The Sheraton Phoenix Downtown Hotel, the new kid on the block among lodging options in the city center, opened in the fall of 2008 after several years of construction and controversy. Long before ground was broken, the financing of the hotel by the City of Phoenix became a source of dispute. Critics saw the City’s $350 million investment in the hotel as nothing short of socialism; defenders saw the action as bit of quasi-Keynesian “priming the pump” in an attempt to resolve a chicken-and-egg dilemma: Conventions weren’t booking in Phoenix due to insufficient hotel rooms Downtown, and hoteliers wouldn’t build Downtown because there weren’t enough convention bookings.
Once ground was broken, another controversy arose in various urbanist circles. Hopes that the new hotel would add a distinctive touch to Phoenix’s skyline were dashed when the building turned out ordinary in shape and beige in color. The groaning finally subsided when the hotel opened for business. Many architectural skeptics conceded that the hotel’s interior was distinctive and represented an attempt to remake the normally inconsistent and stodgy Sheraton brand. The news got even better when it became apparent that the hotel restaurant, District, doesn’t feel like a typical hotel restaurant at all.
District, which labels itself an “American kitchen and wine bar,” goes out of its way to create an identity distinct from the hotel it occupies. The restaurant has its own Web site and its own entrance facing the corner of Third Street and Van Buren, approximately halfway between the Van Buren / Central Avenue (northbound) and Van Buren / 1st Avenue (southbound) stations and the 3rd St. / Washington (westbound) and the 3rd St. / Jefferson (eastbound) stations. Enter through this door and there’s a lounge and bar on the right and a host station for the dining room on the left.
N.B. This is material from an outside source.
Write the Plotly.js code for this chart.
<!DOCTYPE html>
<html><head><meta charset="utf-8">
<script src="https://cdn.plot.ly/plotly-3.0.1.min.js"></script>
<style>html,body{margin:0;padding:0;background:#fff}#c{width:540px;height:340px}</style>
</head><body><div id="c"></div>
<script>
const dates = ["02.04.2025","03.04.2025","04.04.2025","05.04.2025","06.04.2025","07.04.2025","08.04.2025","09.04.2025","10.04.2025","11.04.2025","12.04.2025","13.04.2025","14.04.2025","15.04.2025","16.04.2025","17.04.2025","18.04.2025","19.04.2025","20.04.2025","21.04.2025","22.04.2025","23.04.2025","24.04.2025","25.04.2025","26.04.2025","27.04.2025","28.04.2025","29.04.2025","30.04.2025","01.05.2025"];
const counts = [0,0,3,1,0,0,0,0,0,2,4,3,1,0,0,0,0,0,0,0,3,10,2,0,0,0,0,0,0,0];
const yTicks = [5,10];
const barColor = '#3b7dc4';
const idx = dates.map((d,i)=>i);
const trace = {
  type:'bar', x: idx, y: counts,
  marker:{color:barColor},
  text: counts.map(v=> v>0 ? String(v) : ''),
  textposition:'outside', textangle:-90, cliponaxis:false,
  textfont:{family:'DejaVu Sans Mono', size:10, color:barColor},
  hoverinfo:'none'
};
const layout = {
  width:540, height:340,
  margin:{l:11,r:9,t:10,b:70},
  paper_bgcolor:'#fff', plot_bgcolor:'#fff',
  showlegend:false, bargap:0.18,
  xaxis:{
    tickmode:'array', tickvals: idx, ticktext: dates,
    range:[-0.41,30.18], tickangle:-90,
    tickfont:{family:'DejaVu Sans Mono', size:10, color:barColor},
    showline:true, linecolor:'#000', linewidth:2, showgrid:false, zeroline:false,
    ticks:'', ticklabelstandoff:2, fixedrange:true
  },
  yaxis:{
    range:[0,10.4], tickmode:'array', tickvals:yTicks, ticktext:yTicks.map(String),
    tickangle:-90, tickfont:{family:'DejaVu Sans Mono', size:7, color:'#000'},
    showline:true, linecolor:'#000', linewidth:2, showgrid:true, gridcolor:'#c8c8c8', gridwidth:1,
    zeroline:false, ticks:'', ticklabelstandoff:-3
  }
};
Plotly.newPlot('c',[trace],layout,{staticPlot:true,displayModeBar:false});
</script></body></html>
Past the host station, there are three dining rooms with high ceilings, a smaller room for private dining, and an appealing patio.
District takes its “American kitchen” theme seriously. The emphasis is on classic American dishes with modern twists, and ingredients are sourced locally when feasible. In fact, the restaurant’s Web site and menu go out of their way to name-check Arizona purveyors such as the Farm at South Mountain, Schreiner’s Sausage, Nimbus Brewery, and Desert Sweet Shrimp. The approach extends to the bar where 10 domestic microbrews are on tap, including interesting choices like Rogue Dead Guy Ale. The wines also appear to be 100% of U.S. origin.
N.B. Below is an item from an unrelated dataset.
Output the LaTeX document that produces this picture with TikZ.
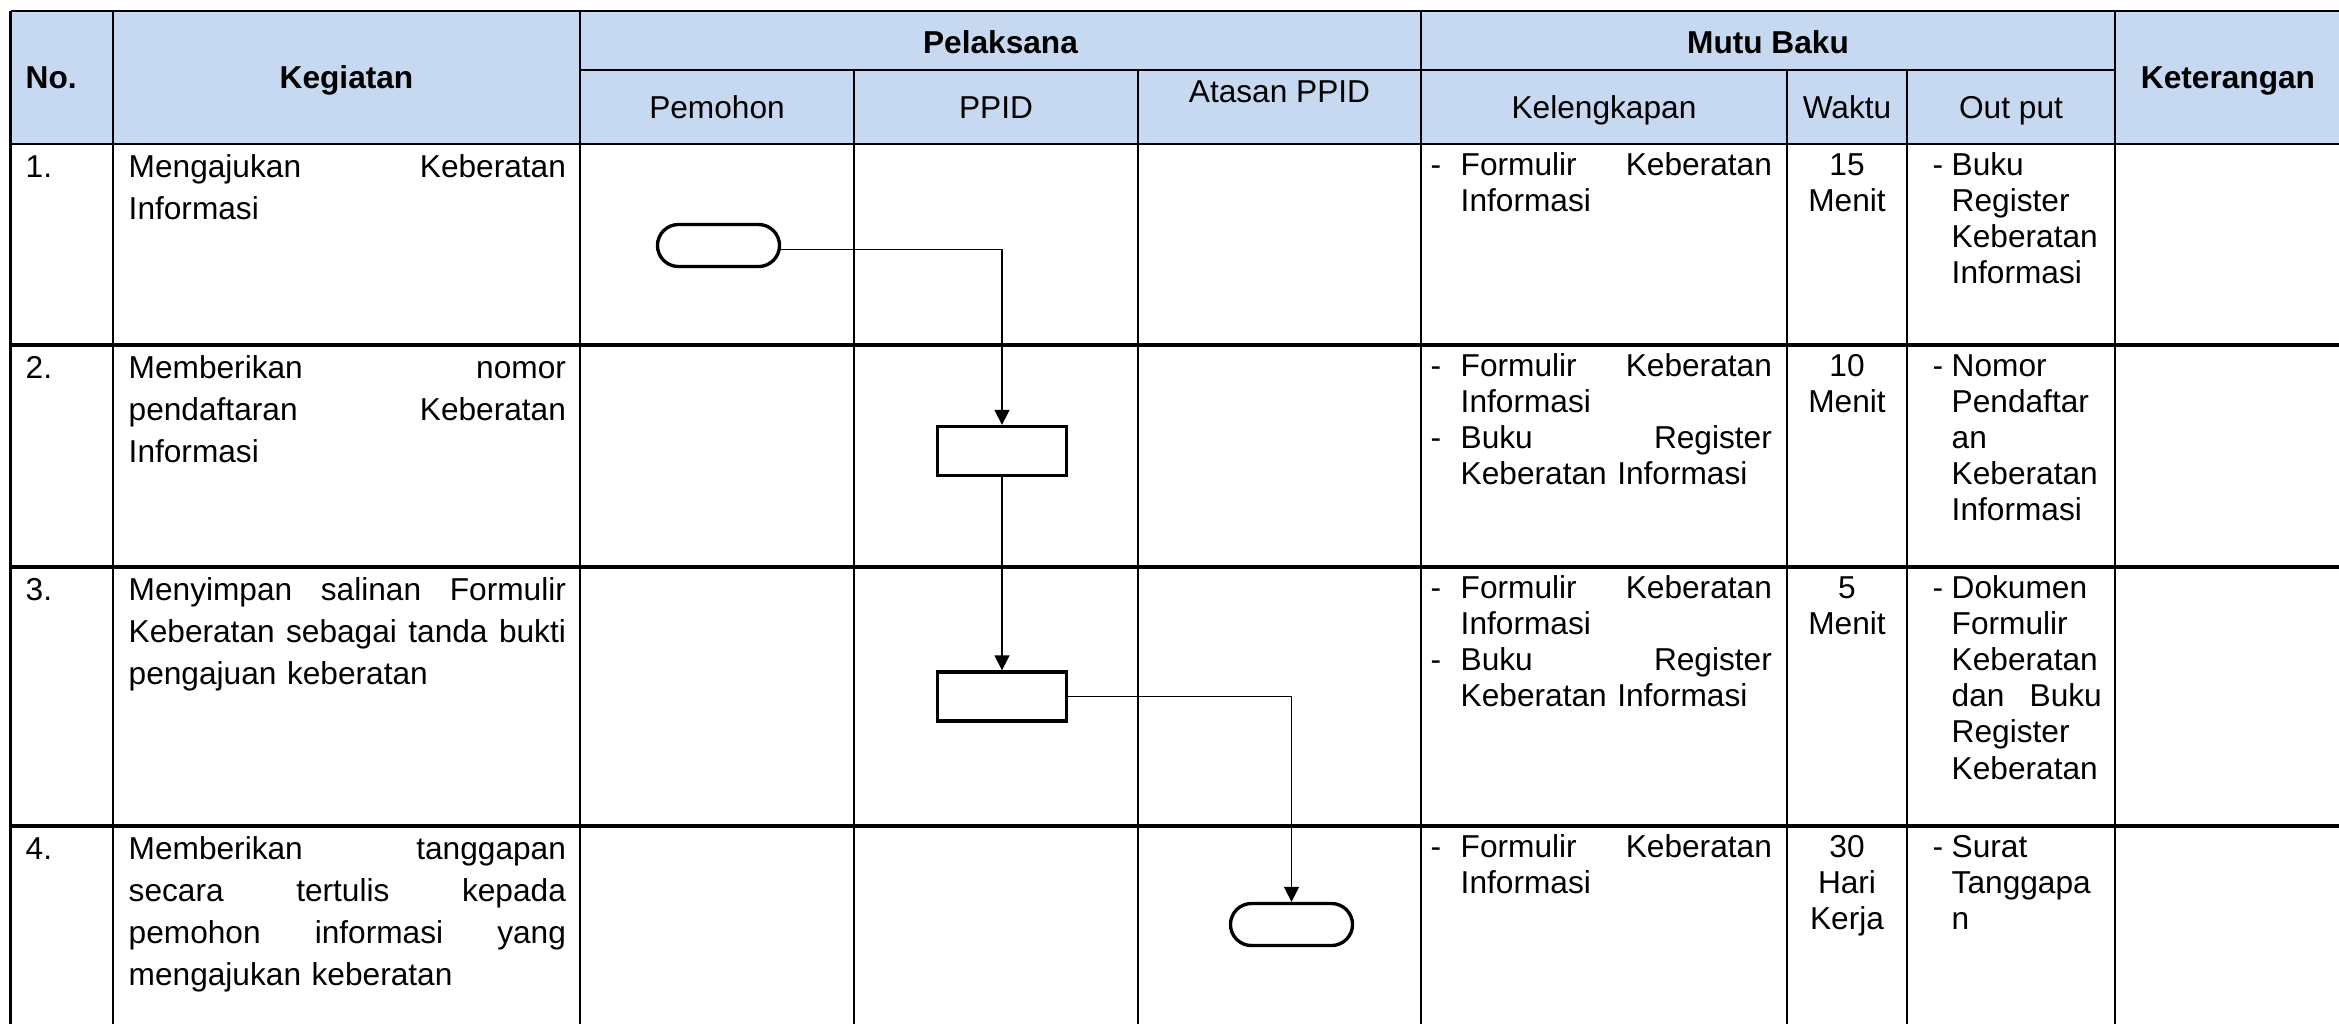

The ingredient quality shows in the food, which seems to hitting the right notes at every step in the menu. Appetizers include items as simple as local greens with goat cheese and vinaigrette dressing and baked tomato soup, which combines a nice tangy flavor with a generous topping of melted fontina cheese. In the entree department, chicken pot pie (center photo below) might sound like a TV-dinner cliche, but this version never could have come out of a metal tray. There’s a billowy roof of puff pastry over generous chunks of white meat, and instead of mere potato chunks, there are little potato dumplings mixed in.
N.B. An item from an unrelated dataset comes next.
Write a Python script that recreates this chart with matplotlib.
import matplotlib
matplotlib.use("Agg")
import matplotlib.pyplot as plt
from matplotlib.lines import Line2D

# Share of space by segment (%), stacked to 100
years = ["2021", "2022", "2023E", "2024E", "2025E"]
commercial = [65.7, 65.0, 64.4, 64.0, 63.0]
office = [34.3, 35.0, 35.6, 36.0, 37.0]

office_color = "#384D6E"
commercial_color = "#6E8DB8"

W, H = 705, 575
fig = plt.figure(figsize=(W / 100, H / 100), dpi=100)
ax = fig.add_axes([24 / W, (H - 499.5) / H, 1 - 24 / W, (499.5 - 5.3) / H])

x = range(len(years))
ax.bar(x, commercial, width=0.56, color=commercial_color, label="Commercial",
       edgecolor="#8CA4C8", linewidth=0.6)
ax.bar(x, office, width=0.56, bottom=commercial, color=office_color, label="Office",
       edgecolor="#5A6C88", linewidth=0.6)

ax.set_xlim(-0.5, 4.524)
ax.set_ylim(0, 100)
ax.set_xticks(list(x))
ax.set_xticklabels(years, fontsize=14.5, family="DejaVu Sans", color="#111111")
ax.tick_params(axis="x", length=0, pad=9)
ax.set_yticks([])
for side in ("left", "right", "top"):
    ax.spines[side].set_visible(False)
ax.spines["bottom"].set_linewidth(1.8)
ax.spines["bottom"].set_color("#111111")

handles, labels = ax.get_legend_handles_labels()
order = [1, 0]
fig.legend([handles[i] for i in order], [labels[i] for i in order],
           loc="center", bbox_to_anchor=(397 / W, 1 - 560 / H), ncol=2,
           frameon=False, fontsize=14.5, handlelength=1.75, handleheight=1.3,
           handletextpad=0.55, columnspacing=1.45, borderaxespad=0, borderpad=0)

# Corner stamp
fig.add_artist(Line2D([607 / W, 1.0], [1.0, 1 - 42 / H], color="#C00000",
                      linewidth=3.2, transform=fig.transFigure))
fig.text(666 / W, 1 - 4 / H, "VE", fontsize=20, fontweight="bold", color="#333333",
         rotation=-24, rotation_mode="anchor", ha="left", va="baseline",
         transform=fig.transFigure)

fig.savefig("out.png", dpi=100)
The kitchen also does well with seafood. Wild salmon on a cedar plank is paired with risotto adorned with shrimp and asparagus. It’s not a strikingly original preparation, but it’s an accomplished one. The fish and chips entree features golden pieces of Alaskan cod and thin fries seasoned with the Old Bay blend. There’s a nice house-made tartar sauce on the side.
If these choices sound tasty but not necessarily innovative, same room for dessert. This is where it gets interesting. Pumpkin Whoopie Pie (right photo below) makes sense as a fall dessert, but this is not like grandma’s pumpkin pie (as delicious as that may be). This “pie” is actually three little sandwiches in which macaroon-like, pumpkin-rich creations enclose a creamy center. If that decadence isn’t enough, there’s also a bourbon malt shake served on the side.
Although District has had a strong enough debut to impress some of the Sheraton’s most outspoken critics, there are a few opportunities for improvement. The first would be to add daily specials to the menu. Since District emphasizes fresh and local ingredients, there’s no reason not to give the kitchen room to play with them. Similarly, the wine bar aspect of District needs some upgrading. The wine selection will please most every palate with solid selections like Erath Pinot Noir, but it would be good to have some more offbeat, undiscovered wines on the list. Likewise, the addition of flights would add some genuine wine bar credibility.
District’s service is generally quite good in terms of knowledge of the menu and responsiveness to customer needs. The restaurant recently added a children’s menu with the same attention to quality as its adult counterpart. Kids may be offered familiar standbys like grilled cheese and tomato soup, but the ingredient quality is several notches above typical kiddie fare. Families with young children may be more comfortable eating on the patio, which is more casual than the dining room. Fulfilling its role as hotel restaurant, District serves three meals a day, seven days a week.